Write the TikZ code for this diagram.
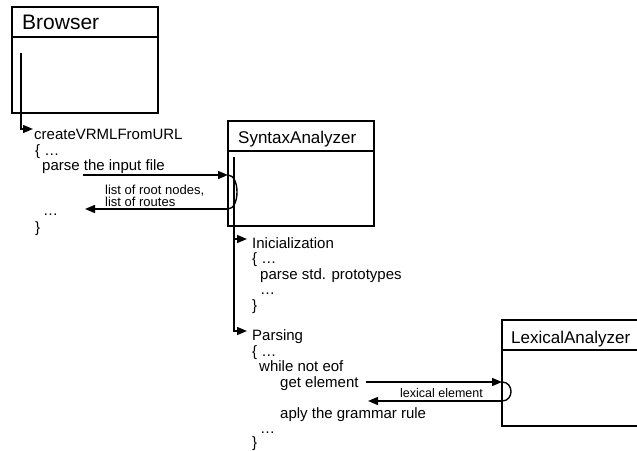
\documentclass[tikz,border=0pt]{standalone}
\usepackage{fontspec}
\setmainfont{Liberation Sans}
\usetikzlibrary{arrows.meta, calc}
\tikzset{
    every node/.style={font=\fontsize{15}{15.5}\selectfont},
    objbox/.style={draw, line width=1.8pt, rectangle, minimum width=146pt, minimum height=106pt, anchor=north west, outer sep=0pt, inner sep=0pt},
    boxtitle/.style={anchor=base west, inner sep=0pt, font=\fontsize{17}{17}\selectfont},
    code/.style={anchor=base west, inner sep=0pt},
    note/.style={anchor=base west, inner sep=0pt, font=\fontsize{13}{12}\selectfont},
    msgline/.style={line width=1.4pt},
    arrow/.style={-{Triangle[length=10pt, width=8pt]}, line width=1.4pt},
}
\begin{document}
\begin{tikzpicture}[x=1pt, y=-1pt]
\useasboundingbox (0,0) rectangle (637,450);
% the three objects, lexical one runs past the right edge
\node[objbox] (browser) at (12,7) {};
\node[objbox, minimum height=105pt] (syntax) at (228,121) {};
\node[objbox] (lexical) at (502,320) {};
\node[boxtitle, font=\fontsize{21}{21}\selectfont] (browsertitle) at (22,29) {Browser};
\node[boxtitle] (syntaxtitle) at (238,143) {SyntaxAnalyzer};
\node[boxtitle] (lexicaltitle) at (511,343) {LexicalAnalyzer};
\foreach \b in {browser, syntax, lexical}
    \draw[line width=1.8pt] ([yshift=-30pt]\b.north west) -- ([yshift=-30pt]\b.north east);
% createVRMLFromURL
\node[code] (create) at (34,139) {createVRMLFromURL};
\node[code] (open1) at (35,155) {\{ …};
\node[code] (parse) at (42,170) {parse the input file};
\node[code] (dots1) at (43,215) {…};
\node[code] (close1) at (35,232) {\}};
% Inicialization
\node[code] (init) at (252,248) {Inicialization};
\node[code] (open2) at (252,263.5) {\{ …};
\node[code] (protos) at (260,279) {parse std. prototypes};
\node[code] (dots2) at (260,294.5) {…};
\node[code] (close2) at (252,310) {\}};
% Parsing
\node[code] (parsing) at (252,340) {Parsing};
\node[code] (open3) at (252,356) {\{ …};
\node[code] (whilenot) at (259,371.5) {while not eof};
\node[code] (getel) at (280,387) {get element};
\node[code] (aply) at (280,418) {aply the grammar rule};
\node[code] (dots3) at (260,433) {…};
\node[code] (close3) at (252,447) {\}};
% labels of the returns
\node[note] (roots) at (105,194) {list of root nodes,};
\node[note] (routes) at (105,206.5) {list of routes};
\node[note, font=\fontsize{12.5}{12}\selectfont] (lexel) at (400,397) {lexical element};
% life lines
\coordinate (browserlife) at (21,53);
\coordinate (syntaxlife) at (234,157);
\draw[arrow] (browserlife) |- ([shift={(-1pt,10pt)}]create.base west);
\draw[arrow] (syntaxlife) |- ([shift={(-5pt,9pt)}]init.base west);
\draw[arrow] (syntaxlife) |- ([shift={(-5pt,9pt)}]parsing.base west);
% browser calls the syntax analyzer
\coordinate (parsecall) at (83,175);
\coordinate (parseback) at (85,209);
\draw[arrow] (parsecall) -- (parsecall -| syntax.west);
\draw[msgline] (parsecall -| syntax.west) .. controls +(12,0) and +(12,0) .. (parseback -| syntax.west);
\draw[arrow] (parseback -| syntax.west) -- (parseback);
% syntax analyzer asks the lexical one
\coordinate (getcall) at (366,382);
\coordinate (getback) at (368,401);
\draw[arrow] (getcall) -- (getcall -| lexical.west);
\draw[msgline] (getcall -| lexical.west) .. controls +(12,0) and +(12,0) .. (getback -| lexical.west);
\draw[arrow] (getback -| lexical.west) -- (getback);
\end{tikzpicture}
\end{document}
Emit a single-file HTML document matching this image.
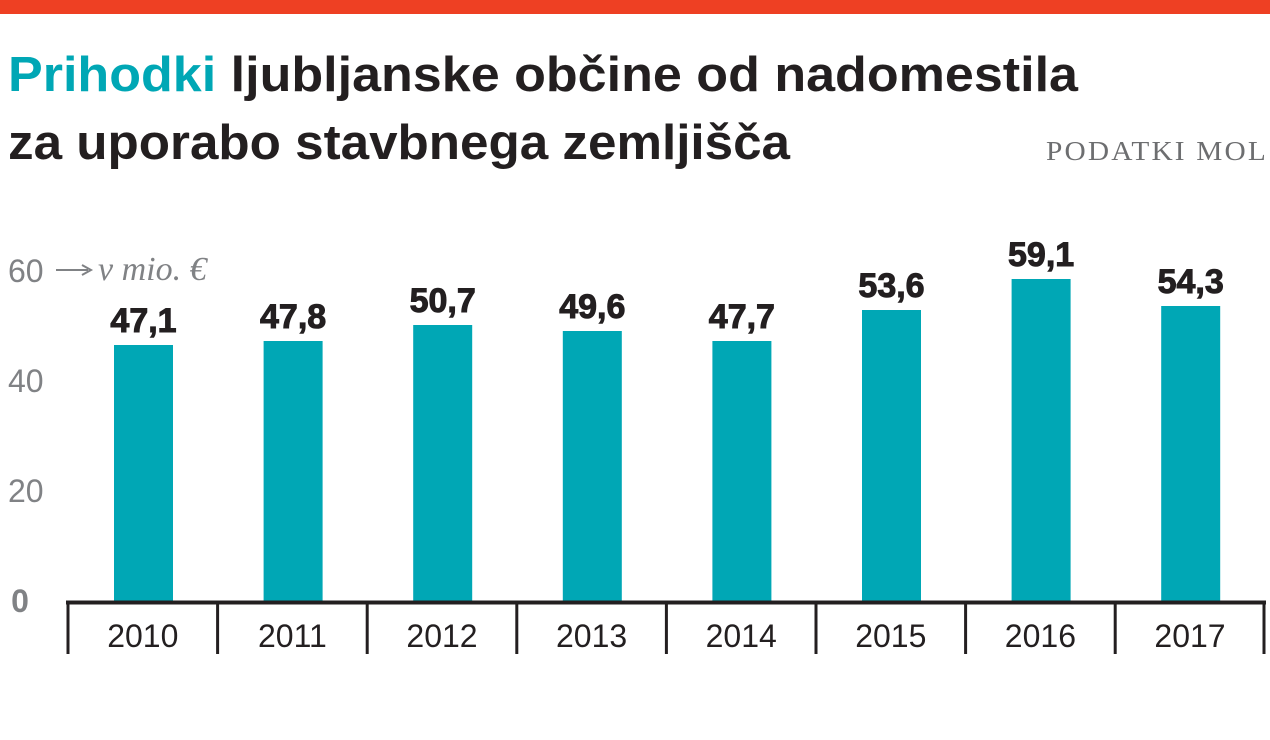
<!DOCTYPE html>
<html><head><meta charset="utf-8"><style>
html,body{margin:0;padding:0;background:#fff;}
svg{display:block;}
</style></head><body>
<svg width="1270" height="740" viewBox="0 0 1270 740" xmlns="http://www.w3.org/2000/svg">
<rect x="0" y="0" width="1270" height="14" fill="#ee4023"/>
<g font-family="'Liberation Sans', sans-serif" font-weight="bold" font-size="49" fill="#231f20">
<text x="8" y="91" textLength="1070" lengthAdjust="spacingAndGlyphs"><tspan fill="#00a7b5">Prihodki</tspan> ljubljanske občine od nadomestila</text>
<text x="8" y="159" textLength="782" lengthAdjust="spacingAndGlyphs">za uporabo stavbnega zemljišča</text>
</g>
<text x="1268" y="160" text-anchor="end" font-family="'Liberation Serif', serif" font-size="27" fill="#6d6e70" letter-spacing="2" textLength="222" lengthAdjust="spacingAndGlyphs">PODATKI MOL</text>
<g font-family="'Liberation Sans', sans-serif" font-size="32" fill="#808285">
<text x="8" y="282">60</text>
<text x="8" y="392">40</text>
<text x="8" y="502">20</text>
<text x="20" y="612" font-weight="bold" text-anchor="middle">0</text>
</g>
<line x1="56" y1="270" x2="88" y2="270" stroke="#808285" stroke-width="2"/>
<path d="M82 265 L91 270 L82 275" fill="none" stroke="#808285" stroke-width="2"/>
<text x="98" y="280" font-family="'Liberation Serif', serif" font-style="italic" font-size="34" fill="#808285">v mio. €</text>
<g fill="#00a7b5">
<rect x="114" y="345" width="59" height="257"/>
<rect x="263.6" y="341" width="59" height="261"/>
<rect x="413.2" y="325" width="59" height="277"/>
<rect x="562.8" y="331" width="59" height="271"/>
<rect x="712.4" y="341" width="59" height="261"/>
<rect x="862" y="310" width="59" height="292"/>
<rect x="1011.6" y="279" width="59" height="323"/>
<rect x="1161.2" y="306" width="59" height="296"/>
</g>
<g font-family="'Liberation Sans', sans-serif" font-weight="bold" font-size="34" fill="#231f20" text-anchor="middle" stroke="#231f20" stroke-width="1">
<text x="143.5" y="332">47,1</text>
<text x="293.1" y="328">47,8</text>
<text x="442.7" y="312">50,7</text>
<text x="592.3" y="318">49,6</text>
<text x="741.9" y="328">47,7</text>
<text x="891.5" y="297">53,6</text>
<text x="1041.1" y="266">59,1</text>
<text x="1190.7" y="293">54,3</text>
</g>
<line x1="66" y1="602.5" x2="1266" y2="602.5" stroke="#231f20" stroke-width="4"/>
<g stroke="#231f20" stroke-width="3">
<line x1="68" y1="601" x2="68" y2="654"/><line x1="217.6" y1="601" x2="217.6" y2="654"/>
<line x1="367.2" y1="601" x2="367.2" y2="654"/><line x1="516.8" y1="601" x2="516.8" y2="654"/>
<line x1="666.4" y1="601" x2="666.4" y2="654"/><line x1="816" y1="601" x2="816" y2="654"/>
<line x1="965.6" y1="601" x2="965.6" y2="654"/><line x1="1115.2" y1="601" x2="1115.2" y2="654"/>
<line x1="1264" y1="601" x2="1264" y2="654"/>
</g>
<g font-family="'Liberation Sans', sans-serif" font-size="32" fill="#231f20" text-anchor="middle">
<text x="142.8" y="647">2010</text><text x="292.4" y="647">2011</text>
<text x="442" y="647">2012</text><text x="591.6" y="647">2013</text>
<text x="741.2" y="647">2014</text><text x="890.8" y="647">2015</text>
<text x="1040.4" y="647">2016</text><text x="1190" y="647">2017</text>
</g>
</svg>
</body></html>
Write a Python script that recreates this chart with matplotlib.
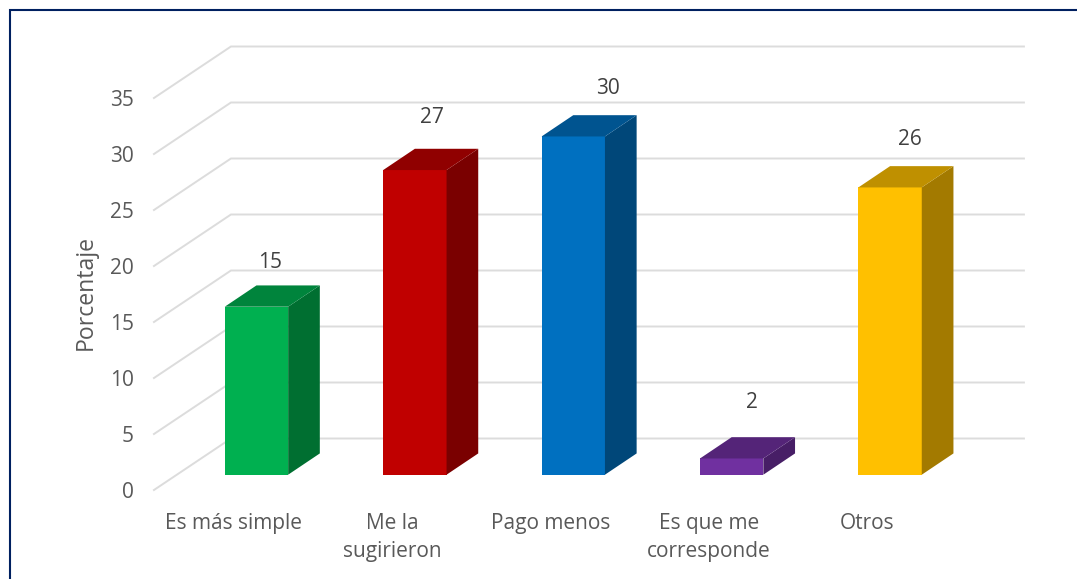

━━━━━━━━━━

■ **WORK TO COMPLETE**: Repeat each entry above word for word, leaving every picture out.

■ **RESULT**:
Write the TikZ code for this diagram.
\documentclass[tikz,border=0pt]{standalone}
\usepackage{fontspec}
\setmainfont{Liberation Sans}
\usetikzlibrary{arrows.meta, calc}
\tikzset{
    every node/.style={font=\fontsize{15}{15.5}\selectfont},
    objbox/.style={draw, line width=1.8pt, rectangle, minimum width=146pt, minimum height=106pt, anchor=north west, outer sep=0pt, inner sep=0pt},
    boxtitle/.style={anchor=base west, inner sep=0pt, font=\fontsize{17}{17}\selectfont},
    code/.style={anchor=base west, inner sep=0pt},
    note/.style={anchor=base west, inner sep=0pt, font=\fontsize{13}{12}\selectfont},
    msgline/.style={line width=1.4pt},
    arrow/.style={-{Triangle[length=10pt, width=8pt]}, line width=1.4pt},
}
\begin{document}
\begin{tikzpicture}[x=1pt, y=-1pt]
\useasboundingbox (0,0) rectangle (637,450);
% the three objects, lexical one runs past the right edge
\node[objbox] (browser) at (12,7) {};
\node[objbox, minimum height=105pt] (syntax) at (228,121) {};
\node[objbox] (lexical) at (502,320) {};
\node[boxtitle, font=\fontsize{21}{21}\selectfont] (browsertitle) at (22,29) {Browser};
\node[boxtitle] (syntaxtitle) at (238,143) {SyntaxAnalyzer};
\node[boxtitle] (lexicaltitle) at (511,343) {LexicalAnalyzer};
\foreach \b in {browser, syntax, lexical}
    \draw[line width=1.8pt] ([yshift=-30pt]\b.north west) -- ([yshift=-30pt]\b.north east);
% createVRMLFromURL
\node[code] (create) at (34,139) {createVRMLFromURL};
\node[code] (open1) at (35,155) {\{ …};
\node[code] (parse) at (42,170) {parse the input file};
\node[code] (dots1) at (43,215) {…};
\node[code] (close1) at (35,232) {\}};
% Inicialization
\node[code] (init) at (252,248) {Inicialization};
\node[code] (open2) at (252,263.5) {\{ …};
\node[code] (protos) at (260,279) {parse std. prototypes};
\node[code] (dots2) at (260,294.5) {…};
\node[code] (close2) at (252,310) {\}};
% Parsing
\node[code] (parsing) at (252,340) {Parsing};
\node[code] (open3) at (252,356) {\{ …};
\node[code] (whilenot) at (259,371.5) {while not eof};
\node[code] (getel) at (280,387) {get element};
\node[code] (aply) at (280,418) {aply the grammar rule};
\node[code] (dots3) at (260,433) {…};
\node[code] (close3) at (252,447) {\}};
% labels of the returns
\node[note] (roots) at (105,194) {list of root nodes,};
\node[note] (routes) at (105,206.5) {list of routes};
\node[note, font=\fontsize{12.5}{12}\selectfont] (lexel) at (400,397) {lexical element};
% life lines
\coordinate (browserlife) at (21,53);
\coordinate (syntaxlife) at (234,157);
\draw[arrow] (browserlife) |- ([shift={(-1pt,10pt)}]create.base west);
\draw[arrow] (syntaxlife) |- ([shift={(-5pt,9pt)}]init.base west);
\draw[arrow] (syntaxlife) |- ([shift={(-5pt,9pt)}]parsing.base west);
% browser calls the syntax analyzer
\coordinate (parsecall) at (83,175);
\coordinate (parseback) at (85,209);
\draw[arrow] (parsecall) -- (parsecall -| syntax.west);
\draw[msgline] (parsecall -| syntax.west) .. controls +(12,0) and +(12,0) .. (parseback -| syntax.west);
\draw[arrow] (parseback -| syntax.west) -- (parseback);
% syntax analyzer asks the lexical one
\coordinate (getcall) at (366,382);
\coordinate (getback) at (368,401);
\draw[arrow] (getcall) -- (getcall -| lexical.west);
\draw[msgline] (getcall -| lexical.west) .. controls +(12,0) and +(12,0) .. (getback -| lexical.west);
\draw[arrow] (getback -| lexical.west) -- (getback);
\end{tikzpicture}
\end{document}
Emit a single-file HTML document matching this image.
<!DOCTYPE html>
<html><head><meta charset="utf-8"><style>
html,body{margin:0;padding:0;background:#fff;}
svg{display:block;}
</style></head><body>
<svg width="1270" height="740" viewBox="0 0 1270 740" xmlns="http://www.w3.org/2000/svg">
<rect x="0" y="0" width="1270" height="14" fill="#ee4023"/>
<g font-family="'Liberation Sans', sans-serif" font-weight="bold" font-size="49" fill="#231f20">
<text x="8" y="91" textLength="1070" lengthAdjust="spacingAndGlyphs"><tspan fill="#00a7b5">Prihodki</tspan> ljubljanske občine od nadomestila</text>
<text x="8" y="159" textLength="782" lengthAdjust="spacingAndGlyphs">za uporabo stavbnega zemljišča</text>
</g>
<text x="1268" y="160" text-anchor="end" font-family="'Liberation Serif', serif" font-size="27" fill="#6d6e70" letter-spacing="2" textLength="222" lengthAdjust="spacingAndGlyphs">PODATKI MOL</text>
<g font-family="'Liberation Sans', sans-serif" font-size="32" fill="#808285">
<text x="8" y="282">60</text>
<text x="8" y="392">40</text>
<text x="8" y="502">20</text>
<text x="20" y="612" font-weight="bold" text-anchor="middle">0</text>
</g>
<line x1="56" y1="270" x2="88" y2="270" stroke="#808285" stroke-width="2"/>
<path d="M82 265 L91 270 L82 275" fill="none" stroke="#808285" stroke-width="2"/>
<text x="98" y="280" font-family="'Liberation Serif', serif" font-style="italic" font-size="34" fill="#808285">v mio. €</text>
<g fill="#00a7b5">
<rect x="114" y="345" width="59" height="257"/>
<rect x="263.6" y="341" width="59" height="261"/>
<rect x="413.2" y="325" width="59" height="277"/>
<rect x="562.8" y="331" width="59" height="271"/>
<rect x="712.4" y="341" width="59" height="261"/>
<rect x="862" y="310" width="59" height="292"/>
<rect x="1011.6" y="279" width="59" height="323"/>
<rect x="1161.2" y="306" width="59" height="296"/>
</g>
<g font-family="'Liberation Sans', sans-serif" font-weight="bold" font-size="34" fill="#231f20" text-anchor="middle" stroke="#231f20" stroke-width="1">
<text x="143.5" y="332">47,1</text>
<text x="293.1" y="328">47,8</text>
<text x="442.7" y="312">50,7</text>
<text x="592.3" y="318">49,6</text>
<text x="741.9" y="328">47,7</text>
<text x="891.5" y="297">53,6</text>
<text x="1041.1" y="266">59,1</text>
<text x="1190.7" y="293">54,3</text>
</g>
<line x1="66" y1="602.5" x2="1266" y2="602.5" stroke="#231f20" stroke-width="4"/>
<g stroke="#231f20" stroke-width="3">
<line x1="68" y1="601" x2="68" y2="654"/><line x1="217.6" y1="601" x2="217.6" y2="654"/>
<line x1="367.2" y1="601" x2="367.2" y2="654"/><line x1="516.8" y1="601" x2="516.8" y2="654"/>
<line x1="666.4" y1="601" x2="666.4" y2="654"/><line x1="816" y1="601" x2="816" y2="654"/>
<line x1="965.6" y1="601" x2="965.6" y2="654"/><line x1="1115.2" y1="601" x2="1115.2" y2="654"/>
<line x1="1264" y1="601" x2="1264" y2="654"/>
</g>
<g font-family="'Liberation Sans', sans-serif" font-size="32" fill="#231f20" text-anchor="middle">
<text x="142.8" y="647">2010</text><text x="292.4" y="647">2011</text>
<text x="442" y="647">2012</text><text x="591.6" y="647">2013</text>
<text x="741.2" y="647">2014</text><text x="890.8" y="647">2015</text>
<text x="1040.4" y="647">2016</text><text x="1190" y="647">2017</text>
</g>
</svg>
</body></html>
Write a Python script that recreates this chart with matplotlib.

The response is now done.